* **Objective**
Leave out the pictures and reproduce all of the data exactly.
--- start Information shown ---
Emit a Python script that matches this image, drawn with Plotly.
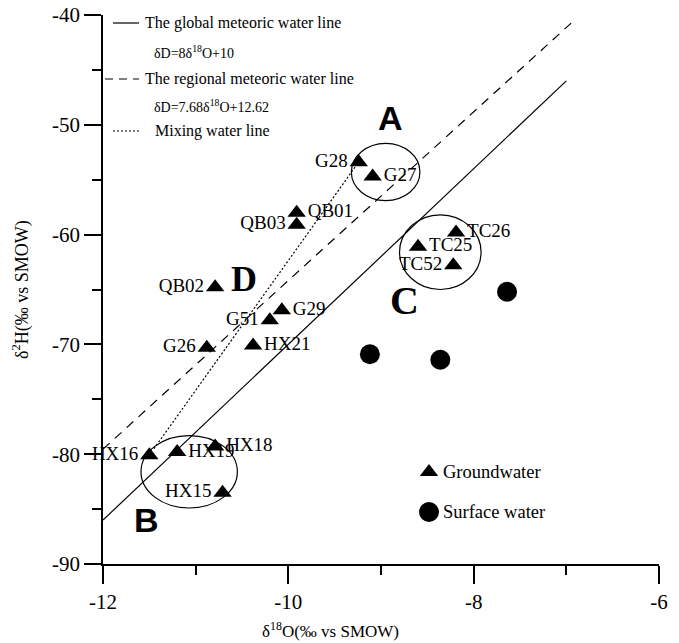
import plotly.graph_objects as go

# ---- data ----
gw_names = ["G28", "G27", "QB01", "QB03", "QB02", "G29", "G51", "HX21", "G26",
            "TC26", "TC25", "TC52", "HX16", "HX19", "HX18", "HX15"]
gw_d18o = [-9.24, -9.09, -9.91, -9.91, -10.79, -10.07, -10.20, -10.38, -10.88,
           -8.19, -8.60, -8.22, -11.50, -11.20, -10.79, -10.71]
gw_d2h = [-53.4, -54.7, -58.0, -59.1, -64.8, -66.9, -67.8, -70.1, -70.3,
          -59.8, -61.1, -62.8, -80.1, -79.8, -79.3, -83.5]
gw_textpos = ["middle left", "middle right", "middle right", "middle left", "middle left",
              "middle right", "middle left", "middle right", "middle left",
              "middle right", "middle right", "middle left", "middle left", "middle right",
              "middle right", "middle left"]

sw_d18o = [-9.12, -8.36, -7.64]
sw_d2h = [-70.9, -71.4, -65.2]

gmwl_x = [-12, -7]
gmwl_slope, gmwl_icpt = 8, 10
rmwl_x = [-12, -6.92]
rmwl_slope, rmwl_icpt = 7.68, 12.62
mix_x = [-11.45, -9.25]
mix_y = [-79.5, -53.5]

# group ellipses: name, center x, center y, half width, half height
groups = [("A", -8.95, -54.3, 0.37, 2.6),
          ("C", -8.36, -61.6, 0.44, 3.4),
          ("B", -11.07, -81.6, 0.52, 3.3)]

x_ticks = [-12, -10, -8, -6]
x_ticktext = ["-12", "-10", "-8", "-6"]
y_ticks = [-90, -80, -70, -60, -50, -40]
y_ticktext = ["-90", "-80", "-70", "-60", "-50", "-40"]

SERIF = "Liberation Serif, Times New Roman, serif"
SANS = "Liberation Sans, Arial, sans-serif"

fig = go.Figure()

fig.add_trace(go.Scatter(x=gmwl_x, y=[gmwl_slope * v + gmwl_icpt for v in gmwl_x],
                         mode="lines", line=dict(color="black", width=1.2), hoverinfo="skip"))
fig.add_trace(go.Scatter(x=rmwl_x, y=[rmwl_slope * v + rmwl_icpt for v in rmwl_x],
                         mode="lines", line=dict(color="black", width=1.2, dash="9px,7px"),
                         hoverinfo="skip"))
fig.add_trace(go.Scatter(x=mix_x, y=mix_y, mode="lines",
                         line=dict(color="black", width=1.2, dash="2px,2px"), hoverinfo="skip"))

fig.add_trace(go.Scatter(x=gw_d18o, y=gw_d2h, mode="markers+text", text=gw_names,
                         textposition=gw_textpos, cliponaxis=False,
                         textfont=dict(family=SERIF, size=19, color="black"),
                         marker=dict(symbol="triangle-up", size=16, color="black")))
fig.add_trace(go.Scatter(x=sw_d18o, y=sw_d2h, mode="markers",
                         marker=dict(symbol="circle", size=20, color="black")))

for name, cx, cy, rx, ry in groups:
    fig.add_shape(type="circle", xref="x", yref="y", x0=cx - rx, x1=cx + rx,
                  y0=cy - ry, y1=cy + ry, line=dict(color="black", width=1.2))

# page body adds an 8px offset; compensate so the plot area lands at screen (103..659, 15..564)
OFF = 8
W, H = 679, 643
PL, PT, PW, PH = 103, 15, 556, 549
L, T = PL - OFF, PT - OFF
R = W - L - PW
B = H - T - PH


def px(x):
    return (x - PL) / PW


def py(y):
    return 1 - (y - PT) / PH


def note(text, x, y, size, family=SERIF, xanchor="center", angle=0):
    fig.add_annotation(xref="paper", yref="paper", x=px(x), y=py(y), text=text,
                       showarrow=False, xanchor=xanchor, yanchor="middle", textangle=angle,
                       font=dict(family=family, size=size, color="black"))


# big group letters
letters = [("A", 390, 118, SANS, 34), ("B", 146, 520, SANS, 34),
           ("C", 404, 300, SERIF, 40), ("D", 244, 279, SERIF, 36)]
for t, x, y, f, s in letters:
    note("<b>%s</b>" % t, x, y, s, family=f)

# legend (top-left)
leg_lines = [(113, 139, 23, "solid"), (105, 139, 79, "8px,6px"), (113, 139, 131, "2px,2px")]
for x0, x1, y, d in leg_lines:
    fig.add_shape(type="line", xref="paper", yref="paper", x0=px(x0), x1=px(x1),
                  y0=py(y), y1=py(y), line=dict(color="black", width=1.2, dash=d))
leg_texts = [("The global meteoric water line", 143, 23, 16),
             ("δD=8δ<sup>18</sup>O+10", 152, 52, 14),
             ("The regional meteoric water line", 143, 79, 16),
             ("δD=7.68δ<sup>18</sup>O+12.62", 152, 106, 14),
             ("Mixing water line", 153, 131, 16)]
for t, x, y, s in leg_texts:
    note(t, x, y, s, xanchor="left")

# sample-type legend (bottom-right)
fig.add_trace(go.Scatter(x=[px(429)], y=[py(472)], xaxis="x2", yaxis="y2", mode="markers",
                         marker=dict(symbol="triangle-up", size=16, color="black"),
                         hoverinfo="skip"))
fig.add_trace(go.Scatter(x=[px(429)], y=[py(512)], xaxis="x2", yaxis="y2", mode="markers",
                         marker=dict(symbol="circle", size=20, color="black"), hoverinfo="skip"))
for t, y in [("Groundwater", 472), ("Surface water", 512)]:
    note(t, 441, y, 18.5, xanchor="left")

# axis titles
note("δ<sup>2</sup>H(‰ vs SMOW)", 21, 290, 18, angle=-90)
note("δ<sup>18</sup>O(‰ vs SMOW)", 330, 630, 17)

fig.update_layout(
    width=W, height=H, margin=dict(l=L, r=R, t=T, b=B, autoexpand=False),
    paper_bgcolor="white", plot_bgcolor="white", showlegend=False,
    font=dict(family=SERIF, color="black"),
    xaxis=dict(range=[-12, -6], tickvals=x_ticks, ticktext=x_ticktext, ticks="outside",
               ticklen=18, tickwidth=1.5, tickcolor="black", showline=True, linecolor="black",
               linewidth=1.5, showgrid=False, zeroline=False, automargin=False,
               ticklabeloverflow="allow",
               tickfont=dict(family=SERIF, size=21, color="black"),
               minor=dict(dtick=1, ticks="outside", ticklen=9, tickwidth=1.5,
                          tickcolor="black", showgrid=False)),
    yaxis=dict(range=[-90, -40], tickvals=y_ticks, ticktext=y_ticktext, ticks="outside",
               ticklen=17, tickwidth=1.5, tickcolor="black", showline=True, linecolor="black",
               linewidth=1.5, showgrid=False, zeroline=False, automargin=False,
               ticklabeloverflow="allow",
               tickfont=dict(family=SERIF, size=21, color="black"),
               minor=dict(dtick=5, ticks="outside", ticklen=9, tickwidth=1.5,
                          tickcolor="black", showgrid=False)),
    xaxis2=dict(range=[0, 1], visible=False, domain=[0, 1], anchor="y2", overlaying="x"),
    yaxis2=dict(range=[0, 1], visible=False, domain=[0, 1], anchor="x2", overlaying="y"),
)

fig.write_html("out.html")
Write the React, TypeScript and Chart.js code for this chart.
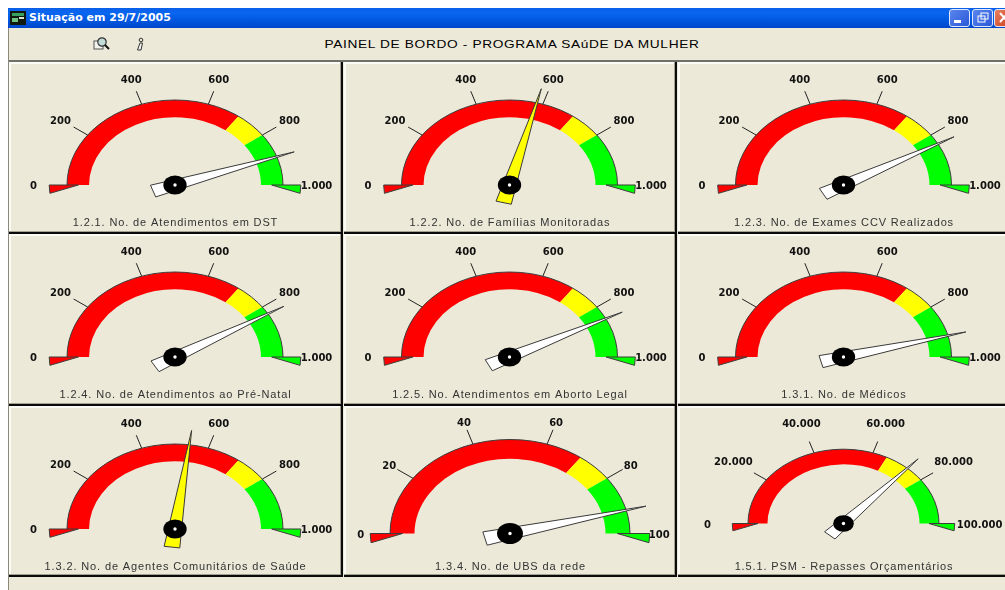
--- end Information shown ---
* **The result**
Emit a Python script that matches this image, drawn with Plotly.
import plotly.graph_objects as go

# ---- data ----
gw_names = ["G28", "G27", "QB01", "QB03", "QB02", "G29", "G51", "HX21", "G26",
            "TC26", "TC25", "TC52", "HX16", "HX19", "HX18", "HX15"]
gw_d18o = [-9.24, -9.09, -9.91, -9.91, -10.79, -10.07, -10.20, -10.38, -10.88,
           -8.19, -8.60, -8.22, -11.50, -11.20, -10.79, -10.71]
gw_d2h = [-53.4, -54.7, -58.0, -59.1, -64.8, -66.9, -67.8, -70.1, -70.3,
          -59.8, -61.1, -62.8, -80.1, -79.8, -79.3, -83.5]
gw_textpos = ["middle left", "middle right", "middle right", "middle left", "middle left",
              "middle right", "middle left", "middle right", "middle left",
              "middle right", "middle right", "middle left", "middle left", "middle right",
              "middle right", "middle left"]

sw_d18o = [-9.12, -8.36, -7.64]
sw_d2h = [-70.9, -71.4, -65.2]

gmwl_x = [-12, -7]
gmwl_slope, gmwl_icpt = 8, 10
rmwl_x = [-12, -6.92]
rmwl_slope, rmwl_icpt = 7.68, 12.62
mix_x = [-11.45, -9.25]
mix_y = [-79.5, -53.5]

# group ellipses: name, center x, center y, half width, half height
groups = [("A", -8.95, -54.3, 0.37, 2.6),
          ("C", -8.36, -61.6, 0.44, 3.4),
          ("B", -11.07, -81.6, 0.52, 3.3)]

x_ticks = [-12, -10, -8, -6]
x_ticktext = ["-12", "-10", "-8", "-6"]
y_ticks = [-90, -80, -70, -60, -50, -40]
y_ticktext = ["-90", "-80", "-70", "-60", "-50", "-40"]

SERIF = "Liberation Serif, Times New Roman, serif"
SANS = "Liberation Sans, Arial, sans-serif"

fig = go.Figure()

fig.add_trace(go.Scatter(x=gmwl_x, y=[gmwl_slope * v + gmwl_icpt for v in gmwl_x],
                         mode="lines", line=dict(color="black", width=1.2), hoverinfo="skip"))
fig.add_trace(go.Scatter(x=rmwl_x, y=[rmwl_slope * v + rmwl_icpt for v in rmwl_x],
                         mode="lines", line=dict(color="black", width=1.2, dash="9px,7px"),
                         hoverinfo="skip"))
fig.add_trace(go.Scatter(x=mix_x, y=mix_y, mode="lines",
                         line=dict(color="black", width=1.2, dash="2px,2px"), hoverinfo="skip"))

fig.add_trace(go.Scatter(x=gw_d18o, y=gw_d2h, mode="markers+text", text=gw_names,
                         textposition=gw_textpos, cliponaxis=False,
                         textfont=dict(family=SERIF, size=19, color="black"),
                         marker=dict(symbol="triangle-up", size=16, color="black")))
fig.add_trace(go.Scatter(x=sw_d18o, y=sw_d2h, mode="markers",
                         marker=dict(symbol="circle", size=20, color="black")))

for name, cx, cy, rx, ry in groups:
    fig.add_shape(type="circle", xref="x", yref="y", x0=cx - rx, x1=cx + rx,
                  y0=cy - ry, y1=cy + ry, line=dict(color="black", width=1.2))

# page body adds an 8px offset; compensate so the plot area lands at screen (103..659, 15..564)
OFF = 8
W, H = 679, 643
PL, PT, PW, PH = 103, 15, 556, 549
L, T = PL - OFF, PT - OFF
R = W - L - PW
B = H - T - PH


def px(x):
    return (x - PL) / PW


def py(y):
    return 1 - (y - PT) / PH


def note(text, x, y, size, family=SERIF, xanchor="center", angle=0):
    fig.add_annotation(xref="paper", yref="paper", x=px(x), y=py(y), text=text,
                       showarrow=False, xanchor=xanchor, yanchor="middle", textangle=angle,
                       font=dict(family=family, size=size, color="black"))


# big group letters
letters = [("A", 390, 118, SANS, 34), ("B", 146, 520, SANS, 34),
           ("C", 404, 300, SERIF, 40), ("D", 244, 279, SERIF, 36)]
for t, x, y, f, s in letters:
    note("<b>%s</b>" % t, x, y, s, family=f)

# legend (top-left)
leg_lines = [(113, 139, 23, "solid"), (105, 139, 79, "8px,6px"), (113, 139, 131, "2px,2px")]
for x0, x1, y, d in leg_lines:
    fig.add_shape(type="line", xref="paper", yref="paper", x0=px(x0), x1=px(x1),
                  y0=py(y), y1=py(y), line=dict(color="black", width=1.2, dash=d))
leg_texts = [("The global meteoric water line", 143, 23, 16),
             ("δD=8δ<sup>18</sup>O+10", 152, 52, 14),
             ("The regional meteoric water line", 143, 79, 16),
             ("δD=7.68δ<sup>18</sup>O+12.62", 152, 106, 14),
             ("Mixing water line", 153, 131, 16)]
for t, x, y, s in leg_texts:
    note(t, x, y, s, xanchor="left")

# sample-type legend (bottom-right)
fig.add_trace(go.Scatter(x=[px(429)], y=[py(472)], xaxis="x2", yaxis="y2", mode="markers",
                         marker=dict(symbol="triangle-up", size=16, color="black"),
                         hoverinfo="skip"))
fig.add_trace(go.Scatter(x=[px(429)], y=[py(512)], xaxis="x2", yaxis="y2", mode="markers",
                         marker=dict(symbol="circle", size=20, color="black"), hoverinfo="skip"))
for t, y in [("Groundwater", 472), ("Surface water", 512)]:
    note(t, 441, y, 18.5, xanchor="left")

# axis titles
note("δ<sup>2</sup>H(‰ vs SMOW)", 21, 290, 18, angle=-90)
note("δ<sup>18</sup>O(‰ vs SMOW)", 330, 630, 17)

fig.update_layout(
    width=W, height=H, margin=dict(l=L, r=R, t=T, b=B, autoexpand=False),
    paper_bgcolor="white", plot_bgcolor="white", showlegend=False,
    font=dict(family=SERIF, color="black"),
    xaxis=dict(range=[-12, -6], tickvals=x_ticks, ticktext=x_ticktext, ticks="outside",
               ticklen=18, tickwidth=1.5, tickcolor="black", showline=True, linecolor="black",
               linewidth=1.5, showgrid=False, zeroline=False, automargin=False,
               ticklabeloverflow="allow",
               tickfont=dict(family=SERIF, size=21, color="black"),
               minor=dict(dtick=1, ticks="outside", ticklen=9, tickwidth=1.5,
                          tickcolor="black", showgrid=False)),
    yaxis=dict(range=[-90, -40], tickvals=y_ticks, ticktext=y_ticktext, ticks="outside",
               ticklen=17, tickwidth=1.5, tickcolor="black", showline=True, linecolor="black",
               linewidth=1.5, showgrid=False, zeroline=False, automargin=False,
               ticklabeloverflow="allow",
               tickfont=dict(family=SERIF, size=21, color="black"),
               minor=dict(dtick=5, ticks="outside", ticklen=9, tickwidth=1.5,
                          tickcolor="black", showgrid=False)),
    xaxis2=dict(range=[0, 1], visible=False, domain=[0, 1], anchor="y2", overlaying="x"),
    yaxis2=dict(range=[0, 1], visible=False, domain=[0, 1], anchor="x2", overlaying="y"),
)

fig.write_html("out.html")
Write the React, TypeScript and Chart.js code for this chart.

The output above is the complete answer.